We are loathe to connect geography with spirituality or faith, but as our world consistently shrinks, as technology continues to drive the wedge of individualism, and as we’re continually prodded to ‘find ourselves’, this detachment from geography and faith is unsurprising. As I sit in this café however, filled with people and the accompanying anonymity, I am reminded that geography matters. That continuity matters. That for all those who envy the freedom of my ‘writer’s life’, I find myself longing for a place to call home. Not a room. Not an apartment. But a home.

I sigh and leave my laptop open as I head to the entrance. It's time to get some air. I head outside with my coffee, watching the people. Two women wearing tight jeans and high heels saunter past me. Behind them, a middle aged man stumbles back and forth across the sidewalk. A number of couples slowly pass by. I drift around the corner where an old man in rags is shuffling through the garbage for empty milk cartons. He finds about six, each of which he promptly tilts to his lips. I duck my head and move back to the front entrance.
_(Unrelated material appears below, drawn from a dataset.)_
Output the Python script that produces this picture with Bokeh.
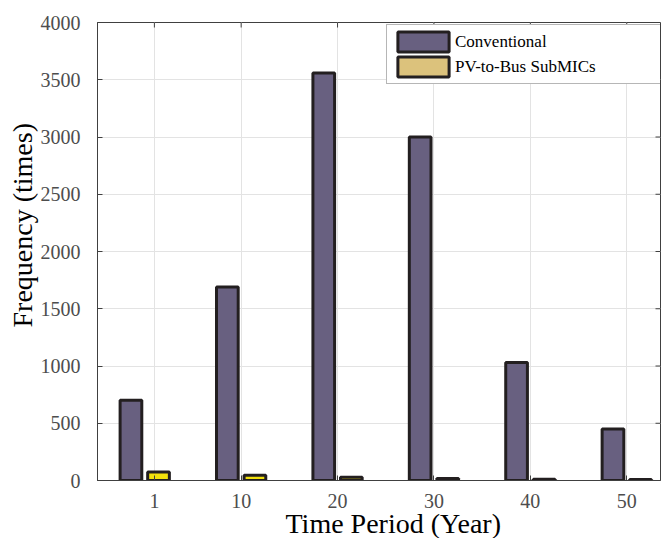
from bokeh.plotting import figure
from bokeh.models import (ColumnDataSource, FixedTicker, Range1d,
                          Legend, LegendItem, Title)
from bokeh.transform import dodge
from bokeh.embed import file_html
from bokeh.resources import INLINE

# ---- data ----
year_labels = ["1", "10", "20", "30", "40", "50"]
tick_positions = [1, 10, 20, 30, 40, 50]
group_positions = [0, 10, 20, 30, 40, 50]
conventional = [700, 1690, 3560, 3000, 1030, 450]
pv_to_bus = [75, 45, 28, 18, 12, 8]
y_tick_values = [0, 500, 1000, 1500, 2000, 2500, 3000, 3500, 4000]
series_names = ["Conventional", "PV-to-Bus SubMICs"]
x_title = "Time Period (Year)"
y_title = "Frequency (times)"

FONT = "Liberation Serif"
EDGE = "#231f20"
CONV_FILL = "#686080"
PV_FILL = "#f3e10c"
PV_LEGEND_FILL = "#dcc27c"
AXIS_COL = "#404040"
TICK_TEXT = "#4d4d4d"
GRID_COL = "#e3e3e3"

X0, X1 = -4.9, 53.5
Y0, Y1 = 0, 4000
W, H = 665, 538
ML, MT, MR, MB = 97, 22, 5, 58
FRAME_W, FRAME_H = W - ML - MR, H - MT - MB
TICK_PX = 5
XPP = (X1 - X0) / FRAME_W   # data units per pixel, x
YPP = (Y1 - Y0) / FRAME_H   # data units per pixel, y

src = ColumnDataSource(dict(x=group_positions, conv=conventional, pv=pv_to_bus))

p = figure(width=W, height=H, output_backend="svg", toolbar_location=None,
           x_range=Range1d(X0, X1), y_range=Range1d(Y0, Y1),
           min_border_left=ML, min_border_top=MT, min_border_right=MR,
           min_border_bottom=MB)
p.background_fill_color = "white"
p.border_fill_color = "white"
p.outline_line_color = AXIS_COL
p.outline_line_width = 1

# grid
p.xgrid.ticker = FixedTicker(ticks=tick_positions)
p.ygrid.ticker = FixedTicker(ticks=y_tick_values)
for g in (p.xgrid[0], p.ygrid[0]):
    g.grid_line_color = GRID_COL
    g.grid_line_width = 1

# mirrored ticks on top and right edges of the box
p.segment(x0=tick_positions, x1=tick_positions,
          y0=[Y1] * len(tick_positions), y1=[Y1 - TICK_PX * YPP] * len(tick_positions),
          line_color=AXIS_COL, line_width=1)
p.segment(x0=[X1] * len(y_tick_values), x1=[X1 - TICK_PX * XPP] * len(y_tick_values),
          y0=y_tick_values, y1=y_tick_values,
          line_color=AXIS_COL, line_width=1)

r_conv = p.vbar(x=dodge("x", -1.43, range=p.x_range), top="conv", width=2.25,
                bottom=0, source=src, fill_color=CONV_FILL, line_color=EDGE,
                line_width=3)
r_pv = p.vbar(x=dodge("x", 1.43, range=p.x_range), top="pv", width=2.25,
              bottom=0, source=src, fill_color=PV_FILL, line_color=EDGE,
              line_width=3)
# legend-only swatch for the second series (placed outside the visible range)
r_pv_leg = p.vbar(x=[X0 - 100], top=[0], width=1, fill_color=PV_LEGEND_FILL,
                  line_color=EDGE, line_width=3)

# axes
xa = p.xaxis[0]
xa.ticker = FixedTicker(ticks=tick_positions)
xa.major_label_overrides = {t: l for t, l in zip(tick_positions, year_labels)}
ya = p.yaxis[0]
ya.ticker = FixedTicker(ticks=y_tick_values)

for ax in (xa, ya):
    ax.axis_line_color = AXIS_COL
    ax.major_tick_line_color = AXIS_COL
    ax.major_tick_in = TICK_PX
    ax.major_tick_out = 0
    ax.minor_tick_line_color = None
    ax.major_label_text_font = FONT
    ax.major_label_text_font_size = "20px"
    ax.major_label_text_color = TICK_TEXT
xa.major_label_standoff = 13
ya.major_label_standoff = 17

# axis titles as side-panel titles (start-aligned, offset like the reference)
t_x = Title(text=x_title, align="left", offset=188, standoff=-10,
            text_font=FONT, text_font_size="28px", text_font_style="normal",
            text_color="black")
p.add_layout(t_x, "below")
t_y = Title(text=y_title, align="left", offset=153, standoff=0,
            text_font=FONT, text_font_size="28px", text_font_style="normal",
            text_color="black")
p.add_layout(t_y, "left")

legend = Legend(items=[LegendItem(label=series_names[0], renderers=[r_conv]),
                       LegendItem(label=series_names[1], renderers=[r_pv_leg])],
                location=(289, 396))
legend.label_text_font = FONT
legend.label_text_font_size = "17px"
legend.label_text_color = "black"
legend.glyph_width = 64
legend.glyph_height = 25
legend.label_height = 25
legend.label_width = 202
legend.label_standoff = -1
legend.padding = 4
legend.spacing = -1
legend.margin = 0
legend.border_line_color = "#6e6e6e"
legend.border_line_width = 1
legend.background_fill_color = "white"
legend.background_fill_alpha = 1
p.add_layout(legend, "center")

open("out.html", "w").write(file_html(p, INLINE))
When was it that we started believing that the journey of life was best lived as a journey? I understand that some people prefer living downtown, that they prefer the excitement and anonymity of large crowds. And I know that many of us do not choose where we live, that it is often through circumstance we end up in a certain location.

But maybe its time we stop holding up this mythology that to find what we’re searching for we must change our geography. People are as likely to live shallow lives because they have no roots, as much as they will live shallow lives because they never experience something bigger than their own hometown. Shallowness originates from the heart of someone who is only interested in their own life. Too often we hold up urbanites and travelers who believe they are better suited to facing the world because they've 'been places'. They thumb their noses at the 'poor small town folk' who have never been to Europe. Unfortunately, they really have no idea what they're missing. Life passes quickly, and our lifetimes flow like the rapid streams of a winding river. How good it is then, to have a place, a physical piece of land, to call home.

On the next block, I can see a couple of homeless people sitting on the church stoop.

Within this river of humanity and time, perhaps the most disheartening thing is to watch those who truly have no home, no ties to the earth. It seems inevitable that life will sweep them quickly into oblivion.
Unless we do something about it first.
Home is not just an idea. It is a place. Changing location, especially when we transition into adulthood, is usually a good thing. It gives us a new perspective. Too often however, it is held up as the ideal lifestyle for ‘real’ truth seekers.
I head back inside, and my skin goosebumps immediately from the blast of cold air. I am thinking about the two homeless people and the man at the garbage bins. I rub my arms to warm them, my mind drifting to what they will do when the brutal Ottawa winter comes two months from now.
Our fractured society is already the loneliest in the world, and it continues to crack as we wash away the old ideals of a home and family in the face of generational elitism left over from the sixties. I am convinced however, that the world is a better place when we’re physically connected to a certain location, because people are better when they are connected to other people in the same location.

My prayer this week is that you’ll remember there is no perfect place, but any location can be home. There is no perfect adventure, but every one who seeks the truth will have all the adventure they can handle. And while the roots may never go as deep as your parents’ home or your grandfather’s farm, we can still connect ourselves to the places we live by connecting with the people around us. Especially those who have no home. Because as important as location can be, it’s the people around you who matter the most, and it's they who will enrich the fabric of your life, no matter how cold it gets.